Wednesday, April 18, 2012

Revitalisasi BPS



Kita memang tidak boleh main-main dengan yang nama nya data. Sebab, kalau data nya salah maka hasil nya pun akan keliru. Di negara kita, ada Undang Undang yang menyatakan hanya Badan Pusat Statistik (BPS) yang berhak menghimpun dan mempublikasikan data atas nama negara dan bangsa. Di luar BPS, dapat digunakan sebagai data pembanding saja. Termasuk juga data yang selama ini digarap oleh Badan Koordinasi Keluarga Berencana Nasional (BKKBN), atau pun data yang dihimpun oleh Perguruan Tinggi dan Lembaga Swadaya Masyarakat (LSM). Dalam kalimat lain, dapat ditegaskan hanya data BPS yang resmi, sedangkan di luar BPS bukan data yang dipublikasi Pemerintah.

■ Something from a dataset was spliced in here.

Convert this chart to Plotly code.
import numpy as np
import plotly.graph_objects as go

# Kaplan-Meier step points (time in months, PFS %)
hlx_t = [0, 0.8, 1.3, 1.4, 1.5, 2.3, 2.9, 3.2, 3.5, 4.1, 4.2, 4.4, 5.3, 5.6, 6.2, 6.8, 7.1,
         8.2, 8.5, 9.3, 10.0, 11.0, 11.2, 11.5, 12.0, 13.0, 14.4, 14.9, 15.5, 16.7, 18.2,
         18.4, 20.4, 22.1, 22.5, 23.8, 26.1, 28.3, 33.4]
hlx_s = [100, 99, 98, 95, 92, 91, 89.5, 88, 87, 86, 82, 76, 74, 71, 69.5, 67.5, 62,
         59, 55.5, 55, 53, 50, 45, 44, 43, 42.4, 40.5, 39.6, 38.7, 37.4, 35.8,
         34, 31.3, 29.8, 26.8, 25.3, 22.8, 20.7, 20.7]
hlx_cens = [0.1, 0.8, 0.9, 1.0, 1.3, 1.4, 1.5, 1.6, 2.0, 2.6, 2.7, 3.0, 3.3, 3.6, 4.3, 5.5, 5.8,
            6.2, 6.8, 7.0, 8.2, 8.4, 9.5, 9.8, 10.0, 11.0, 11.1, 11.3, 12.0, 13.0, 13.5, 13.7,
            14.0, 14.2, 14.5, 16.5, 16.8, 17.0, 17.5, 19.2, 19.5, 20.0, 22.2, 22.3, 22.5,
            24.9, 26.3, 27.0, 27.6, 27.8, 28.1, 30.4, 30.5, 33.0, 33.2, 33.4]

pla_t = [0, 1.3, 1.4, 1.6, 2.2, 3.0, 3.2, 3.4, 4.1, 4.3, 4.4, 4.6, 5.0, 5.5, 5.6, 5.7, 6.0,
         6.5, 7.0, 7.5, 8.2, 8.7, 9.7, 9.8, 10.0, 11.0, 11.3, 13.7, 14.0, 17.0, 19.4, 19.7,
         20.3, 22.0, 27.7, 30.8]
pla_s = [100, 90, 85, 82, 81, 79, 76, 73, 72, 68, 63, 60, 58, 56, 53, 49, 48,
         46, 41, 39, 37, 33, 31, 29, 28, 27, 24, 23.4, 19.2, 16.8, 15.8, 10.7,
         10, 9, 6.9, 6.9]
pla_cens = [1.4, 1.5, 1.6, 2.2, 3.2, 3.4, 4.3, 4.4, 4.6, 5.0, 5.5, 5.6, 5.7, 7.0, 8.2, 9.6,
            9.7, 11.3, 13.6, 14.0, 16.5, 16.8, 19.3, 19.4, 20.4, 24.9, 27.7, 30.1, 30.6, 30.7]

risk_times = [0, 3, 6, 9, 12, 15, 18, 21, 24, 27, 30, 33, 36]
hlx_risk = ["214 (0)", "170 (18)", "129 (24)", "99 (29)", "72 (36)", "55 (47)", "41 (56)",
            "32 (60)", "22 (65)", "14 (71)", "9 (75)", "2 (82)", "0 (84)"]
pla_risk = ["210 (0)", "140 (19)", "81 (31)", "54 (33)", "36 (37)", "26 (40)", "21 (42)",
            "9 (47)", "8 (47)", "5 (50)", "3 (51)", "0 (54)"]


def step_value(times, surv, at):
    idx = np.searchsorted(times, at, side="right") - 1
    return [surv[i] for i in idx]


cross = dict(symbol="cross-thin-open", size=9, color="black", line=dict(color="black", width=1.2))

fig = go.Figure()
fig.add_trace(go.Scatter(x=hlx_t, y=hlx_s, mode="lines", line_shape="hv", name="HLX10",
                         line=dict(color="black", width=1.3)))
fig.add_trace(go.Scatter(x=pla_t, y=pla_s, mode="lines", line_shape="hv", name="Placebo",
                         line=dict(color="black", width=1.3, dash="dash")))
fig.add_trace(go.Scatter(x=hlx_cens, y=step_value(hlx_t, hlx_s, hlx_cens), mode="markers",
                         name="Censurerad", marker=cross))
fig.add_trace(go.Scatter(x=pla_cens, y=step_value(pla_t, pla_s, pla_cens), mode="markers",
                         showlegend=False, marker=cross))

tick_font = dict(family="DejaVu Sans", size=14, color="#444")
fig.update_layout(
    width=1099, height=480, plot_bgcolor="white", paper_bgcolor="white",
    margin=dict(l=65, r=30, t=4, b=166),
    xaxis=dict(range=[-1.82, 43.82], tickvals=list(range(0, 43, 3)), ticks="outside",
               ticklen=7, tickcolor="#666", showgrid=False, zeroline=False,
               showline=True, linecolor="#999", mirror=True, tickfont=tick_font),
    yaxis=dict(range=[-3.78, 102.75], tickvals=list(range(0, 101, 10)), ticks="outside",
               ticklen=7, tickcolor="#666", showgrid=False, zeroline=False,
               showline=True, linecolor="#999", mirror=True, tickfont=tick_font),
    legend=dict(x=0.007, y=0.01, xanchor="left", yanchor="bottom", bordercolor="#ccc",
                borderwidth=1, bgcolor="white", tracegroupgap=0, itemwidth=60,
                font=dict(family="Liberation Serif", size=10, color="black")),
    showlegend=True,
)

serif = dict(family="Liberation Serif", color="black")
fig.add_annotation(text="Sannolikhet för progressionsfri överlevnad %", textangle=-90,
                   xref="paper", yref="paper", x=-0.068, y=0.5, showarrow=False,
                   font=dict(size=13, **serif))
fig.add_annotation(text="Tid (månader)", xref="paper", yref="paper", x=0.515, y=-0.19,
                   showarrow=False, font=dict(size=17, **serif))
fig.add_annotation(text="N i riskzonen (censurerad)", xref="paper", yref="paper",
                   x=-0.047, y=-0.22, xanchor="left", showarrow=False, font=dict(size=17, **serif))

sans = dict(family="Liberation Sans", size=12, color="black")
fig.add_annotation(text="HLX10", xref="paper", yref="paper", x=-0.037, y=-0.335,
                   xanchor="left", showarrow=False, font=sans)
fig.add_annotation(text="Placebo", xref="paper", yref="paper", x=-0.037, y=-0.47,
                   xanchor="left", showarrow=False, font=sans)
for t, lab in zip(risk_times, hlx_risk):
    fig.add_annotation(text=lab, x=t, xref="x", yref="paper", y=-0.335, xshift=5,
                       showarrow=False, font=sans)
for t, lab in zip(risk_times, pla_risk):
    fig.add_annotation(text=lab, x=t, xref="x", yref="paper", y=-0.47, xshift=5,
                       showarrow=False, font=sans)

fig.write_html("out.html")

   Penting nya data, sudah sama-sama kita maklumi. Data bukan sekedar digunakan untuk merumuskan sebuah perencanaan pembangunan, namun data yang akurat pun sangat dibutuhkan oleh kalangan dunia usaha yang bakal melaksanakan investasi. Oleh karena itu, manakala terekam ada ketidak-percayaan dari para pengusaha pertanian terhadap data pangan yang diumumkan BPS, tentu saja hal ini merupakan pukulan yang cukup telak bagi BPS. Padahal, jika kita tidak percaya terhadap data BPS, maka pertanyaan lanjutan nya adalah data mana lagi yang akan kita percayai ?

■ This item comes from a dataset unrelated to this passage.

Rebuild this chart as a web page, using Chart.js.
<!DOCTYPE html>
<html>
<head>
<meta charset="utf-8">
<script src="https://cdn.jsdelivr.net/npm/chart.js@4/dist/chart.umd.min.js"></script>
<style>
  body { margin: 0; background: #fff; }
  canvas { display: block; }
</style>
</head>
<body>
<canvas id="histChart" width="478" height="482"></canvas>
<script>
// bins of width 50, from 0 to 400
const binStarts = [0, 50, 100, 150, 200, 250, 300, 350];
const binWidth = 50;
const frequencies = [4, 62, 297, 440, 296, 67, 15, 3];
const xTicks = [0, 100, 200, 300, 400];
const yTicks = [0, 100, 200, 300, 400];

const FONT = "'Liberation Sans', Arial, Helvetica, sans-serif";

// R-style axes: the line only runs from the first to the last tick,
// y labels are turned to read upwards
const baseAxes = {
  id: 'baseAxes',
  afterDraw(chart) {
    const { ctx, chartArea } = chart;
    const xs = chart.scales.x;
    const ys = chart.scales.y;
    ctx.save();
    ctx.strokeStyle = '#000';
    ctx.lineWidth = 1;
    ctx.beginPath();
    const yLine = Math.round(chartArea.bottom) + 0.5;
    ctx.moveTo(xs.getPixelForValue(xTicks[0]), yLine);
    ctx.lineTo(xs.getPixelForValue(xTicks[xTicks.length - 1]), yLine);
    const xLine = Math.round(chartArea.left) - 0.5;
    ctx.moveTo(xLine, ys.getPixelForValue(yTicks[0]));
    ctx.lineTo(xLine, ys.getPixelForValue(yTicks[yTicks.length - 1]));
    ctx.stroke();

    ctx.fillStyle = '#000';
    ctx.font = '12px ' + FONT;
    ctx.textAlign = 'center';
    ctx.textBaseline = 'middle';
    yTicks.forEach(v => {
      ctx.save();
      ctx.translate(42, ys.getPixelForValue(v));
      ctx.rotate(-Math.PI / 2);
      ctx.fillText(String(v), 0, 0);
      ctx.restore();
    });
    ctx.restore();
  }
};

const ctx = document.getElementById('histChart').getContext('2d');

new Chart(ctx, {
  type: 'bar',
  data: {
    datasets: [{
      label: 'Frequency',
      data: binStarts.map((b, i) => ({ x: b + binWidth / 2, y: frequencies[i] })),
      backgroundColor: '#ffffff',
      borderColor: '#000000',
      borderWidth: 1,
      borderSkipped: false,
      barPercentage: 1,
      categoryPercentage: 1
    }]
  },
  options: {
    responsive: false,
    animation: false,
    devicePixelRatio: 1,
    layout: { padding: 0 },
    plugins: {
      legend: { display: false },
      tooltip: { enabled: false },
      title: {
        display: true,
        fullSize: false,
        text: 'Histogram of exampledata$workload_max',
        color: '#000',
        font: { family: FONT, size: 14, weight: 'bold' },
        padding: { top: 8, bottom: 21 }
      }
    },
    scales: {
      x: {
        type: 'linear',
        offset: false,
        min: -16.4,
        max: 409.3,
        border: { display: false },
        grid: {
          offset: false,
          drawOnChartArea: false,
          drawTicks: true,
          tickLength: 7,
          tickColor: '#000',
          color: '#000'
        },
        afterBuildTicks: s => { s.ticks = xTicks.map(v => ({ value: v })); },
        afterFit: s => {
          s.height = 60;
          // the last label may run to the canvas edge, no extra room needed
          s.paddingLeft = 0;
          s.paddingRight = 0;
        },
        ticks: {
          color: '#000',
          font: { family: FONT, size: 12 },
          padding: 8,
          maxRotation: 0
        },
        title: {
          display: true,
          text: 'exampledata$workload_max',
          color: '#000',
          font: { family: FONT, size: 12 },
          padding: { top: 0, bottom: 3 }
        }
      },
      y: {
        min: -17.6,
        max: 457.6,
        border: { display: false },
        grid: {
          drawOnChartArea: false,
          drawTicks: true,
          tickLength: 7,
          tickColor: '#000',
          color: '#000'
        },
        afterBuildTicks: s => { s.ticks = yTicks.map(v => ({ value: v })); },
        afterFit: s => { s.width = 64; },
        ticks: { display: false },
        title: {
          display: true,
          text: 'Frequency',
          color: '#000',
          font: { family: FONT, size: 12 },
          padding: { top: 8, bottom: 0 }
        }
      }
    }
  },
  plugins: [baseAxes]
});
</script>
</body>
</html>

   Alasan yang dikemukakan para pengusaha di bidang pangan diatas, sebetul nya menarik untuk disikapi, khusus nya oleh kalangan "keluarga besar" BPS. Paling tidak, BPS dapat menarik hikmah dari kerisauan para pengusaha agribisnis kita. Atau BPS pun dapat menjadikan pengalaman ini sebagai bahan untuk "introspeksi" atas masalah yang menghadang nya. Mereka menyatakan, data BPS dianggap tidak "up to date", dan metode perhitungan nya dinilai kurang signifikan. Khawatir data BPS tidak akurat, para pengusaha pangan lebih memilih untuk melakukan perhitungan sendiri, baik untuk jumlah produksi atau yang lain nya, ketimbang harus menggunakan data pangan dari BPS.

   Suasana seperti ini, tentu sangat tidak kita harapkan. Sebagai warga bangsa yang baik, tentu kita harus menghormati aturan perundang-undangan yang ada. Bila dalam Undang Undang sudah diamanatkan bahwa BPS adalah satu-satu nya lembaga data yang resmi, maka kita tentu harus mengakui nya. Tapi kalau dalam kenyataan nya banyak hal yang perlu dibenahi lebih lanjut, maka menjadi tugas dan kewajiban kita bersama untuk membenahi nya. Salah satu nya adalah ketidak-percayaan para pengusaha yang bergerak di bidang agribisnis terhadap data pangan yang disampaikan BPS.

   Harus nya, BPS mampu tumbuh dan berkembang menjadi satu-satu nya lembaga data yang kredibel di Indonesia. Untuk itu, jika hingga kini masih ada kalangan yang meragukan eksistensi BPS, tentu tidak terlampau salah sekira nya kita perlu melakukan revitalisasi terhadap BPS. Disinilah barangkali perlu dijawab, mengapa masih ada pihak yang kurang meyakini kinerja BPS ? Lalu, apakah ketidak-optimalan BPS dalam menjalankan tupoksi nya itu dikarenakan oleh anggaran yang terbatas ?  Bahkan boleh saja ditanyakan benarkah Pemerintah memiliki keseriusan yang tinggi untuk "memartabatkan" BPS sebagai satu-satu nya lembaga data yang akurat ?

    Kelemahan BPS selama ini, memang bukan terletak pada sisi profesionalisme SDM nya, namun berdasar informasi yang ada, kendala utama nya terletak pada anggaran yang terbatas. Padahal, menurut rumor yang berkembang, bagi kepentingan data dan intelejen, mesti nya tidak mengenal "batas anggaran". Yang ada adalah bagaimana data tersedia dengan baik, berkualitas dan akurat. Hal ini penting dicatat, karena hanya dengan data yang berkualitas itulah, kita bakal mampu merencanakan pembangunan yang semakin berkualitas pula. ~SUARA RAKYAT.